# [Aim]
Reproduce the material exactly, omitting nothing.

# [Information supplied]
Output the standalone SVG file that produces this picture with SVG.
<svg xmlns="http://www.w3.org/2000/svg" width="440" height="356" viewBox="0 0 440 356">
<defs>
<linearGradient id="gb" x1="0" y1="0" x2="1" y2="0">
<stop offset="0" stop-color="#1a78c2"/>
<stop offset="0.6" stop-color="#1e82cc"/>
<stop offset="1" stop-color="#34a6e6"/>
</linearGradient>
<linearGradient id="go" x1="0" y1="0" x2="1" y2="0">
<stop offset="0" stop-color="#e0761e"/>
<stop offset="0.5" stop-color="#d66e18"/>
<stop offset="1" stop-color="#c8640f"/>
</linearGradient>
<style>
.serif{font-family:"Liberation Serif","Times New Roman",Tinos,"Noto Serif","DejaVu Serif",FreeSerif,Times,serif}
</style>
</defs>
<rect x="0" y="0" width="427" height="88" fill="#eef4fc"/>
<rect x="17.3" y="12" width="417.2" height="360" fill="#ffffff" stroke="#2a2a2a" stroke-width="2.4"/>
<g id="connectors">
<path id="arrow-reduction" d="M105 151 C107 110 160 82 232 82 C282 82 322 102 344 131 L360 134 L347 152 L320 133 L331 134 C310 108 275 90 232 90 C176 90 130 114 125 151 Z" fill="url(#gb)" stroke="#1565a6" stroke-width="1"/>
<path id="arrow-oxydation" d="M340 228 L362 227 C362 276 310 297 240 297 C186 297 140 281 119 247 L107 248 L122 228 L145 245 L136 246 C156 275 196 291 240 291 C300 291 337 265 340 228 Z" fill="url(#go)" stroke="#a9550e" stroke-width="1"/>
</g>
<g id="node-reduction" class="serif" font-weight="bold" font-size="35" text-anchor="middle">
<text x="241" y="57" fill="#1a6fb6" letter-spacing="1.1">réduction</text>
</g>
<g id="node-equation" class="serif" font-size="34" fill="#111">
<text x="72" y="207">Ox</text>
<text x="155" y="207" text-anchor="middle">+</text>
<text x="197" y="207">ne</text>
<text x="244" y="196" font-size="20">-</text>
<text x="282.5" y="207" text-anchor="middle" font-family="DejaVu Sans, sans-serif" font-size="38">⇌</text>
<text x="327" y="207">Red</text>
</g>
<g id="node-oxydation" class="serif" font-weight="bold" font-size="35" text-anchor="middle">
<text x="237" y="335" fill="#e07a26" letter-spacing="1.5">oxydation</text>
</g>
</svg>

# [Answer in full]
Output the standalone SVG file that produces this picture with SVG.
<svg xmlns="http://www.w3.org/2000/svg" width="440" height="356" viewBox="0 0 440 356">
<defs>
<linearGradient id="gb" x1="0" y1="0" x2="1" y2="0">
<stop offset="0" stop-color="#1a78c2"/>
<stop offset="0.6" stop-color="#1e82cc"/>
<stop offset="1" stop-color="#34a6e6"/>
</linearGradient>
<linearGradient id="go" x1="0" y1="0" x2="1" y2="0">
<stop offset="0" stop-color="#e0761e"/>
<stop offset="0.5" stop-color="#d66e18"/>
<stop offset="1" stop-color="#c8640f"/>
</linearGradient>
<style>
.serif{font-family:"Liberation Serif","Times New Roman",Tinos,"Noto Serif","DejaVu Serif",FreeSerif,Times,serif}
</style>
</defs>
<rect x="0" y="0" width="427" height="88" fill="#eef4fc"/>
<rect x="17.3" y="12" width="417.2" height="360" fill="#ffffff" stroke="#2a2a2a" stroke-width="2.4"/>
<g id="connectors">
<path id="arrow-reduction" d="M105 151 C107 110 160 82 232 82 C282 82 322 102 344 131 L360 134 L347 152 L320 133 L331 134 C310 108 275 90 232 90 C176 90 130 114 125 151 Z" fill="url(#gb)" stroke="#1565a6" stroke-width="1"/>
<path id="arrow-oxydation" d="M340 228 L362 227 C362 276 310 297 240 297 C186 297 140 281 119 247 L107 248 L122 228 L145 245 L136 246 C156 275 196 291 240 291 C300 291 337 265 340 228 Z" fill="url(#go)" stroke="#a9550e" stroke-width="1"/>
</g>
<g id="node-reduction" class="serif" font-weight="bold" font-size="35" text-anchor="middle">
<text x="241" y="57" fill="#1a6fb6" letter-spacing="1.1">réduction</text>
</g>
<g id="node-equation" class="serif" font-size="34" fill="#111">
<text x="72" y="207">Ox</text>
<text x="155" y="207" text-anchor="middle">+</text>
<text x="197" y="207">ne</text>
<text x="244" y="196" font-size="20">-</text>
<text x="282.5" y="207" text-anchor="middle" font-family="DejaVu Sans, sans-serif" font-size="38">⇌</text>
<text x="327" y="207">Red</text>
</g>
<g id="node-oxydation" class="serif" font-weight="bold" font-size="35" text-anchor="middle">
<text x="237" y="335" fill="#e07a26" letter-spacing="1.5">oxydation</text>
</g>
</svg>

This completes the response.